Tuesday, 5 November 2013
Philomena
If ever a role was written for an actor it is this title role and Dame Judy Dench. She makes it her own and is completely compelling. This film will tug at the heart strings - and make you laugh. It is is a film about love, grace, evil and hope. It would too easy and too simplistic to develop ideas that stereotype the main players in this tale - again based on a real story. We need to deal with the reality of what the film presents rather than take pops at the main baddies in the story - religion, nuns and the Catholic Church. We also need to remember that it begins in the early 1950's - a very different world to the one we live in today. Philomena is at one and the same time both a simple and yet immensely complex character. Dench effortlessly brings great depth and subtlety to the role.
The trailer and hype surrounding this film have already disclosed the plot so there really is nothing to spoil. That in no way diminishes the emotional weight of the film neither does it obscure Dench's performance. This film is so worth seeing - we need to collectively stand in Philomena's pain and the pain of thousands like her around the world. (Not all by any means, victims of Catholic nuns!) Illegitimate children and their young mothers were taken in by convents in exchange for manual labour - a modern-day workhouse. Mothers were allowed one hour's contact with their child each day. The babies were 'sold' to those who could afford them and adopted - quite often to Americans. This is what happened to Philomena's son Anthony.
The Central Statistics Office of Ireland has revealed that in 2012 36.5% of babies were born outside marriage. Clearly things have moved on in the last 60 years. Irish society was firmly in the grip of a certain kind of Catholic dogma and the Church held that sex outside marriage was a sin. The nuns saw it as a spiritual kindness to offer the girls and their children a future they would not have otherwise had. The way in which they ran the convent workhouses and piled guilt and scorn on the heads of these young women is repugnant in the extreme. That it was done in the name of God and love, for me only adds to the abhorrence I felt watching the story. That the nuns then tried to make it impossible for mothers to track their children or even worse vice-a-versa simply heaps even more deplorable behaviour on this sorry tale.
Throughout her life Philomena remains devout. She is on one hand lacking in sophistication and simple yet on the other very shrewd when she wants to be. She is undemanding, a good mother to the family she raised after leaving the convent and able to appreciate and enjoy the novelty of luxury when she encounters it.
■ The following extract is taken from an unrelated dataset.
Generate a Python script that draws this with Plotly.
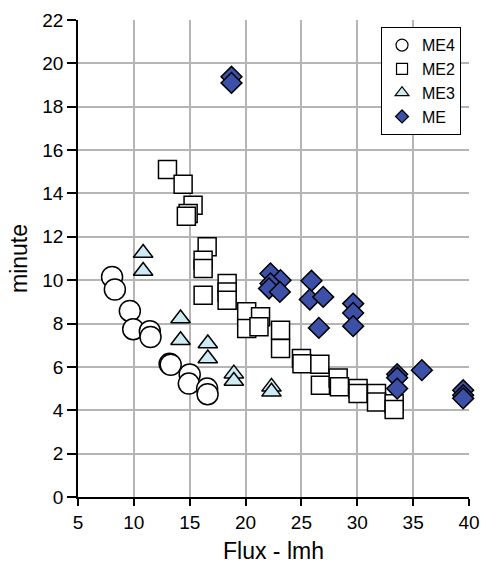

The other main character is the former BBC journalist Martin Sixsmith played by Steve Coogan who also co-wrote the screenplay. I must confess to not being a fan of Alan Partridge (Coogan's alter ego comedy character from TV) and each time I see him (including in What Maisie Knew) I can't get past Partridge to the character he is playing. He makes Sixsmith veer between being self-obsessed and objectionable, to being compassionate and a crusader for truth. This sets up an interesting relationship between Philomena and Sixsmith as they track down Anthony.
As I said, this film will evoke a range of emotional responses from viewers. Whilst Sixsmith is not afraid to voice his judgement on what has happened Philomena offers a different response. For 50 years she kept her secret and once she had revealed it, it took on a life and energy of its own that gives the film its gripping story. Of course we all want to know what happened to Anthony and whether or not they will be reunited. We all know that the story will not be straightforward and that there will be twists and turns. The story, based on Sixsmith's book of the account, does not disappoint.
We are all of us complex creatures with needs we know of and satisfy, needs we know of and hide and needs that remain unknown yet exert an influence on our behaviour and longings. Actions have consequences and whether it being 'taking down your knickers' or disclosing that you have a long lost son to his half-sister, moments of revelation and discovery can generate unforeseen outcomes that have a tangle of both good and bad that seem inseparable. The point in the film where Philomena recalls the moment of passion amongst the straw at the fair is pure poetry and she seems not to regret it for one moment.
The story is driven by love - and not just Philomena's. The evil is evident in the convent and most of the nuns who populated it then - and now and who collude with obfuscating the truth. What shone through for me was that in her simple understanding of faith and who God was and is, that Philomena was able to act with grace and maintain her own integrity without diminishing her view of herself. This primarily is a story about grace. I saw it at Harbour Lights on Sunday and the folk there said that it was 'going mental' with huge turn-outs to view it. Go and join the throng - you won't be disappointed. I'll give it 8.5/10.